▸ Task to complete:
Give only the number of lines below that contain the word "this".

▸ Given records:
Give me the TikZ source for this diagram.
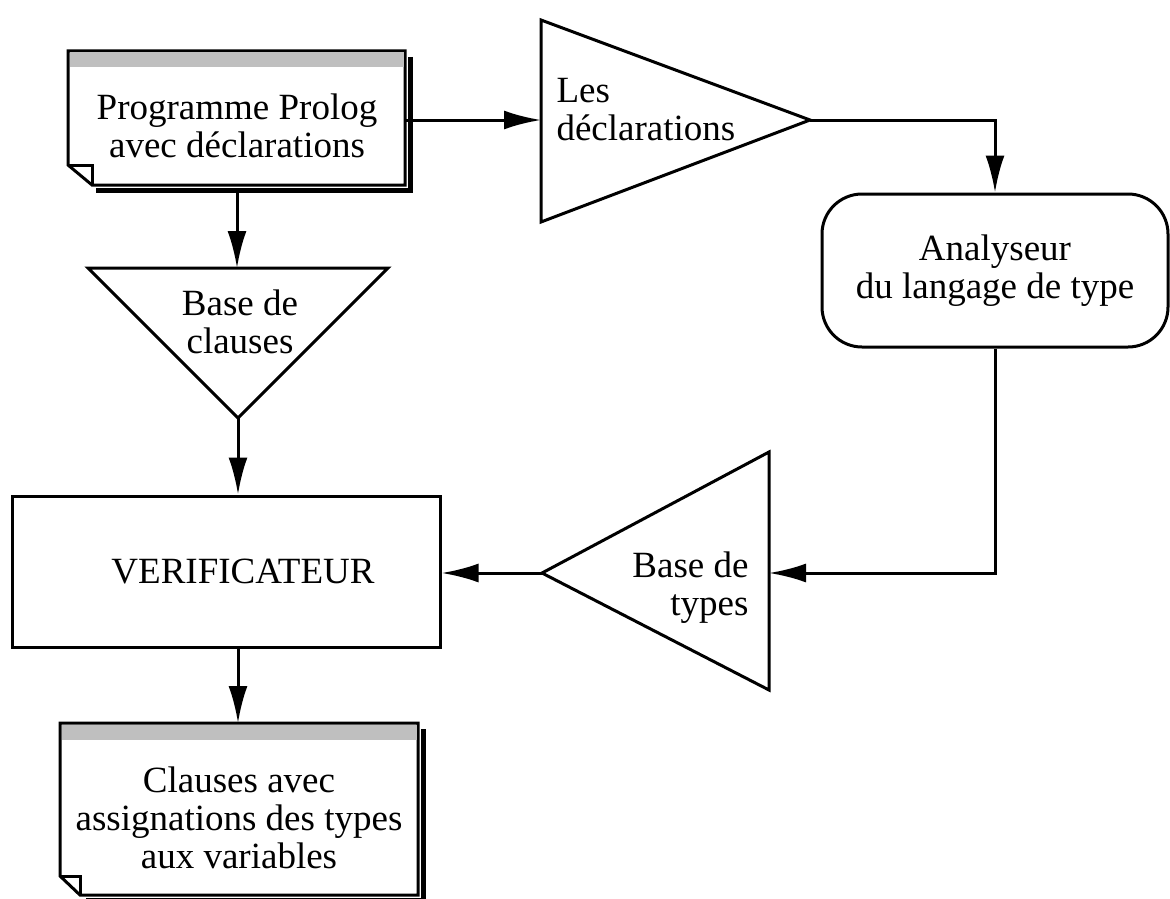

--

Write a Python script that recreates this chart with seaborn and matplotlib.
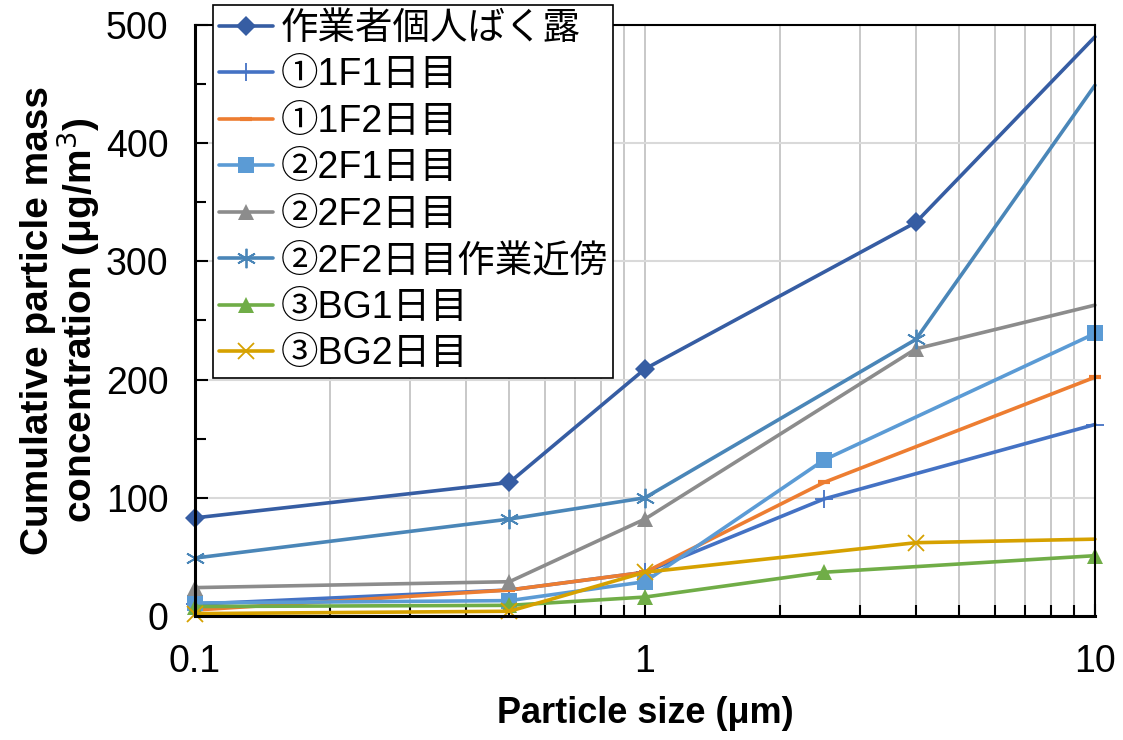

* * *

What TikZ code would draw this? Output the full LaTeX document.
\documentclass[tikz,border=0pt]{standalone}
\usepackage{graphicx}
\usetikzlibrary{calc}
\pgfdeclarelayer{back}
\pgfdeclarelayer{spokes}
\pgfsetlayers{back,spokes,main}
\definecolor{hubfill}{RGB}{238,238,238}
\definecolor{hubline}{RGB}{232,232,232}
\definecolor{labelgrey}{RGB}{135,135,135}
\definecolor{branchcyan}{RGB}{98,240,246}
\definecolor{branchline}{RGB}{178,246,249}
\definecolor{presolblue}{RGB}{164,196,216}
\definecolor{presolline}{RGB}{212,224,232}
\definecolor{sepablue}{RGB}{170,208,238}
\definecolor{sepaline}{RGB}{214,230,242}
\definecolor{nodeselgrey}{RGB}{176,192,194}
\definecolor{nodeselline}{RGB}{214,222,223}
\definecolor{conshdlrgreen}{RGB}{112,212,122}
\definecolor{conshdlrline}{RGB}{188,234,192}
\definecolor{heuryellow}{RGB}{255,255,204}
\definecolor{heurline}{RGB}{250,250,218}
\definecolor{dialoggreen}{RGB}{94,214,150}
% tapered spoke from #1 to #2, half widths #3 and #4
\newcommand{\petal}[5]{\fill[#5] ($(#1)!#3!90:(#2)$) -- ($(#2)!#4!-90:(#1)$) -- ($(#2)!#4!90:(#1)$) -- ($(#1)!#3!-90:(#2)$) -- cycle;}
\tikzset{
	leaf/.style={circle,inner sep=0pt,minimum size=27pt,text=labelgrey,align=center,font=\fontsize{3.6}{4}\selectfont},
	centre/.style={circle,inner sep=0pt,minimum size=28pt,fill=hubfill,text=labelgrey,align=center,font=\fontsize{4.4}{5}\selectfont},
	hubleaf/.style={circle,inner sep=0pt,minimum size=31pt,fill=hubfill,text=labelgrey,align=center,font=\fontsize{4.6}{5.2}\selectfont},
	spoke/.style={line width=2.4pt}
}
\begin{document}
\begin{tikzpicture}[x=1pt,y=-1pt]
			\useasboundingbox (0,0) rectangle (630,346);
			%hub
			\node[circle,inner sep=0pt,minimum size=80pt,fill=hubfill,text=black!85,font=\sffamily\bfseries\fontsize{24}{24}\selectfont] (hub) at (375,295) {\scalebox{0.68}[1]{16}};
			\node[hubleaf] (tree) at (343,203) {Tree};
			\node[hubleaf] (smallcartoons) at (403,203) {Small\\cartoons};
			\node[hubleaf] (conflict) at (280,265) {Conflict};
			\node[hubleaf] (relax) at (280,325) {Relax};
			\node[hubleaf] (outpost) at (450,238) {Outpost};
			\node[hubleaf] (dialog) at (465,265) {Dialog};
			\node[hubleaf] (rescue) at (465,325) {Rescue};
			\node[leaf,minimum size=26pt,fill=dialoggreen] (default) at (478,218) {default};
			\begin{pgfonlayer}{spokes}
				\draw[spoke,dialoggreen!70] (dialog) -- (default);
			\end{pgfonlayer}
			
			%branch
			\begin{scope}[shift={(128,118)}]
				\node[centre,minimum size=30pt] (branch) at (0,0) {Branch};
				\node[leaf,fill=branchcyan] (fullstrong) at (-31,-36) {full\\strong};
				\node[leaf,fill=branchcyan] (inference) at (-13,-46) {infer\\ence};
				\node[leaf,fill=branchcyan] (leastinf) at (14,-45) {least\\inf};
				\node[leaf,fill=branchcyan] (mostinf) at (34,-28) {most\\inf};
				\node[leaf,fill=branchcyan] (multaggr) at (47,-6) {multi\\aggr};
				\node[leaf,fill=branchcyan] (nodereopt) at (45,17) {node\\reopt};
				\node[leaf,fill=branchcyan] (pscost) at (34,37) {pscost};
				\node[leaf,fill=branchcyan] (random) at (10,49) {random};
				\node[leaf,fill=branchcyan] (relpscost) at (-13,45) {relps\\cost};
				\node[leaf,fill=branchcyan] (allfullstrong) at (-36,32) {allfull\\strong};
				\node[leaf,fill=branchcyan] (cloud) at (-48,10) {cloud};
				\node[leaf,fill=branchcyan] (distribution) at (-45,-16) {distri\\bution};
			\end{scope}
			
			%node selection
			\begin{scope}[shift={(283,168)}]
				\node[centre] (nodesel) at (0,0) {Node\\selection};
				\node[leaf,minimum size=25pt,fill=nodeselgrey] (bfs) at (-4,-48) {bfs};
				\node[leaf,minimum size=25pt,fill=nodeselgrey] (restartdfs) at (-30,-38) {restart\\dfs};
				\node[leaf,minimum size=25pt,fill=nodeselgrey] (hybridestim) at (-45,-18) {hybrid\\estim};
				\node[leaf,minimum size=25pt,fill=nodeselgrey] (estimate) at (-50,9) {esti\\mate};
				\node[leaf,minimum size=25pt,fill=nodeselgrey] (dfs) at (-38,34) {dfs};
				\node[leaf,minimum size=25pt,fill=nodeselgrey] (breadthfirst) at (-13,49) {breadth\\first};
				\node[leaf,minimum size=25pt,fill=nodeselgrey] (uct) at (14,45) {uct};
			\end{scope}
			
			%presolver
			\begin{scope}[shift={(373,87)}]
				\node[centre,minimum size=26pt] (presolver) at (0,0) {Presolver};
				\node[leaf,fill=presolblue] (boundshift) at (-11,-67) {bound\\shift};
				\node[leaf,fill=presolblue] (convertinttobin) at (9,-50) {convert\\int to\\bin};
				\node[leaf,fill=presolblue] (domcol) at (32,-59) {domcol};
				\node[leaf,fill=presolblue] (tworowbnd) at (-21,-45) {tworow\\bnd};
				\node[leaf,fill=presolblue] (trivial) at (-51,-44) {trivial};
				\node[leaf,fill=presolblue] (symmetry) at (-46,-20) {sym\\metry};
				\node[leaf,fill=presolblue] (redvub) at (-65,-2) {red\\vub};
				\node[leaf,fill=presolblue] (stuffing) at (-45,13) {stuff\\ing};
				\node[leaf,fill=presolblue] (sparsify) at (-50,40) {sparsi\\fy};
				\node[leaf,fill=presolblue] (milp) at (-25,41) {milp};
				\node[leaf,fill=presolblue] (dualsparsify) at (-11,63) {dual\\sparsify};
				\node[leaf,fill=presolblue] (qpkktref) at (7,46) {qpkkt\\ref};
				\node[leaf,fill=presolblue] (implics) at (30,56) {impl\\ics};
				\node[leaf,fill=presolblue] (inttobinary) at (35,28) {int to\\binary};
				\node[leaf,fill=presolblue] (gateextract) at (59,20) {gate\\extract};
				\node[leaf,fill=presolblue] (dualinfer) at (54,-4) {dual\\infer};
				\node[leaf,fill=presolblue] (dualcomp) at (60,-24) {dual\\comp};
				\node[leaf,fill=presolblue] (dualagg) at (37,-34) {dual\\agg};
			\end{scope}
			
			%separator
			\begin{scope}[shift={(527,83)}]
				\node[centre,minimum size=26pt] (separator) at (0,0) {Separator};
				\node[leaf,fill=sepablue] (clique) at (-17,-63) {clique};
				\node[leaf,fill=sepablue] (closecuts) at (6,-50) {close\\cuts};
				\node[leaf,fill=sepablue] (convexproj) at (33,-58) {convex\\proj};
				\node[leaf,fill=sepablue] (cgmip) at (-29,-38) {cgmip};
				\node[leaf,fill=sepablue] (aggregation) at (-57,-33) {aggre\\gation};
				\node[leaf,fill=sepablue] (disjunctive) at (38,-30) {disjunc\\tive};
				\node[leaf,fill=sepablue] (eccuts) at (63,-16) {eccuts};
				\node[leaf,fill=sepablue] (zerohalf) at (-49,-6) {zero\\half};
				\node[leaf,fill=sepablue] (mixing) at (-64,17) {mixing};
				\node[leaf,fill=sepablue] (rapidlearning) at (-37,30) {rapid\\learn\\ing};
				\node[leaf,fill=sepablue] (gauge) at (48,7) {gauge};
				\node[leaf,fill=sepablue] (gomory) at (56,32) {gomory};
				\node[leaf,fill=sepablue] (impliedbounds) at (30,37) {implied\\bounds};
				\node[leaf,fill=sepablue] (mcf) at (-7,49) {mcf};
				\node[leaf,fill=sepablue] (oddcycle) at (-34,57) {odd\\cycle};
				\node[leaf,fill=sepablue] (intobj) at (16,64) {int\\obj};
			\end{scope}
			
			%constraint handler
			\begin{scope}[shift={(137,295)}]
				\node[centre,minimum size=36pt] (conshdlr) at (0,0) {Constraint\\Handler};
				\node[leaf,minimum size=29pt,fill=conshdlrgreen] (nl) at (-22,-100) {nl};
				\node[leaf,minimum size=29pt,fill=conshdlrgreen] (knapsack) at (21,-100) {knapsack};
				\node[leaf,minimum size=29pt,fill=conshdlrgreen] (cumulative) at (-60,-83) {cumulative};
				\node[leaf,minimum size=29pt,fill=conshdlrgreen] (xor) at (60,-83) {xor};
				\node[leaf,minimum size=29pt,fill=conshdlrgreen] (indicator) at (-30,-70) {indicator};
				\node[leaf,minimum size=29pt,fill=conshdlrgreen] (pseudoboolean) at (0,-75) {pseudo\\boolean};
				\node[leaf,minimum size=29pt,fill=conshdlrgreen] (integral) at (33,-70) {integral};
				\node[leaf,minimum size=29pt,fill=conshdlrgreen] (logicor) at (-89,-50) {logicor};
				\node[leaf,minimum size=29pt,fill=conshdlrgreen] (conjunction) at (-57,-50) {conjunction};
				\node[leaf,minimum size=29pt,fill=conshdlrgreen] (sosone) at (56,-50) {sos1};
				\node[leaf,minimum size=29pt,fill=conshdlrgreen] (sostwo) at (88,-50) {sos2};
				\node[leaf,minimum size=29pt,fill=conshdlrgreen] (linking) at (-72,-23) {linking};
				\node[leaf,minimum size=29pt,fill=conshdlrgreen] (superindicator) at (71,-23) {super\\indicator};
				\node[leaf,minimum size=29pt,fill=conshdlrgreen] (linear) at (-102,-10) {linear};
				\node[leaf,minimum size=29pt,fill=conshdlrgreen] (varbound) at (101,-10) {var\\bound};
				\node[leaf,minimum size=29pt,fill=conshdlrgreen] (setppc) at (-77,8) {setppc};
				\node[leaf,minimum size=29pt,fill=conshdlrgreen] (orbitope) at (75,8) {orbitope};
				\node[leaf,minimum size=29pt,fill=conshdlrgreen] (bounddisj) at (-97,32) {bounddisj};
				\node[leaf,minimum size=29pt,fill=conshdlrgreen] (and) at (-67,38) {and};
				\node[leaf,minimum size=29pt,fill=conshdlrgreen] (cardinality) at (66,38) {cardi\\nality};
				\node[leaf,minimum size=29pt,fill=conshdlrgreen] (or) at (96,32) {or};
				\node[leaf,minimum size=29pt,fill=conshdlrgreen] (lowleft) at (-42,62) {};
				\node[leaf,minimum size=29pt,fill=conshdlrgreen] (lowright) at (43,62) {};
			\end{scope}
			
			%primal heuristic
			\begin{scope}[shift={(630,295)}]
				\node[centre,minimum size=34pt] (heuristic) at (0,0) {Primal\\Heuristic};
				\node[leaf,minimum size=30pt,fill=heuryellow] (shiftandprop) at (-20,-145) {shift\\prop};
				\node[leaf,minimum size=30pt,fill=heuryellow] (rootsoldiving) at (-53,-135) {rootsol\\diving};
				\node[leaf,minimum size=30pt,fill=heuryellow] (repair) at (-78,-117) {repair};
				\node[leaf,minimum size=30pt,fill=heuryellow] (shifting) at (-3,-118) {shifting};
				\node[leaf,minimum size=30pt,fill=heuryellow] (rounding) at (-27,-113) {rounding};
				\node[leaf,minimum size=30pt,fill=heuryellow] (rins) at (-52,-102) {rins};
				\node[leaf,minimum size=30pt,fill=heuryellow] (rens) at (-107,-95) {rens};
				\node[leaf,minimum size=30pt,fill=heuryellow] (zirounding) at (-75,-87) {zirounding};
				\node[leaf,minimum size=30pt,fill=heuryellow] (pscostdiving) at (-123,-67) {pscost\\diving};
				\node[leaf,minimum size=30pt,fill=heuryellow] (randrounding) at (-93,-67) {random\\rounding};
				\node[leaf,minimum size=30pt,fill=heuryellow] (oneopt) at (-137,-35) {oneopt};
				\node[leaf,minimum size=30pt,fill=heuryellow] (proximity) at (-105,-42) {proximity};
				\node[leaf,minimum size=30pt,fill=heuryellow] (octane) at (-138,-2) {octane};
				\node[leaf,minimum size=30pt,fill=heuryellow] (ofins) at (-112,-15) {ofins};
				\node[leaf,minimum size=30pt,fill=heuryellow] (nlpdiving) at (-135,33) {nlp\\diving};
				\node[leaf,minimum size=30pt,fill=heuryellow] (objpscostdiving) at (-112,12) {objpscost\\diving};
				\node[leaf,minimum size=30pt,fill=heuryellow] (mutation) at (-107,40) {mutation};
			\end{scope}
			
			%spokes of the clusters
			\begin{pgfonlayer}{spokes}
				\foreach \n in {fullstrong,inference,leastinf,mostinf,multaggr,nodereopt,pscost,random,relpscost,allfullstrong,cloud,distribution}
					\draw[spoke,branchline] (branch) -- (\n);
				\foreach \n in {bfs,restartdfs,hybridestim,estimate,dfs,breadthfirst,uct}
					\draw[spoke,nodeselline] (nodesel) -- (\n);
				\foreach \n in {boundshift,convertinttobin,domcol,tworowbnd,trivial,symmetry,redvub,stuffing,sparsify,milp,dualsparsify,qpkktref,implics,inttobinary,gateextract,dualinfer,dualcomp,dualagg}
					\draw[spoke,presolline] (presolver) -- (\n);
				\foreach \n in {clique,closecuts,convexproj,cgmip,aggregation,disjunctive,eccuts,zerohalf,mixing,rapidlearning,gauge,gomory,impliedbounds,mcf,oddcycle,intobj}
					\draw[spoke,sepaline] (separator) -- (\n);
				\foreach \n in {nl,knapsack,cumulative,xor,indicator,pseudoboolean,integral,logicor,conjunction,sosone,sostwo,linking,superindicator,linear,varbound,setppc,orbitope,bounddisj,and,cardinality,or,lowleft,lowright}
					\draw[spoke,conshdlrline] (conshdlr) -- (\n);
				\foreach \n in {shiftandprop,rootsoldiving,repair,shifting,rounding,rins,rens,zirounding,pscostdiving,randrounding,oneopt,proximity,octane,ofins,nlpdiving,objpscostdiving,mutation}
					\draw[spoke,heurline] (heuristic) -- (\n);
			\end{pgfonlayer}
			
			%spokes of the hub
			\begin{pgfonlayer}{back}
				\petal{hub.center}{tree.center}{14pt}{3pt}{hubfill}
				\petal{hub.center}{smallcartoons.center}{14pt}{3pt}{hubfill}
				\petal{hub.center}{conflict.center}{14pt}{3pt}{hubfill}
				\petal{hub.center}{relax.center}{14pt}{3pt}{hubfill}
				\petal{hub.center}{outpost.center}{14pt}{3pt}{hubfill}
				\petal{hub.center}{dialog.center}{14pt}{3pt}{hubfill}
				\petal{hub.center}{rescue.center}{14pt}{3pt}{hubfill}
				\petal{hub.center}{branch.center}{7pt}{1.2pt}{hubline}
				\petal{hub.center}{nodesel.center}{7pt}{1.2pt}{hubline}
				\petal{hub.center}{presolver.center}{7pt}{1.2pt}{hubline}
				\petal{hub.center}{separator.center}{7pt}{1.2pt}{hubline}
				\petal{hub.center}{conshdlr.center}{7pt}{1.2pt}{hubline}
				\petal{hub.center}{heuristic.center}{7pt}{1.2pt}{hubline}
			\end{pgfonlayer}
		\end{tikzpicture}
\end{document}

▸ Solution:
3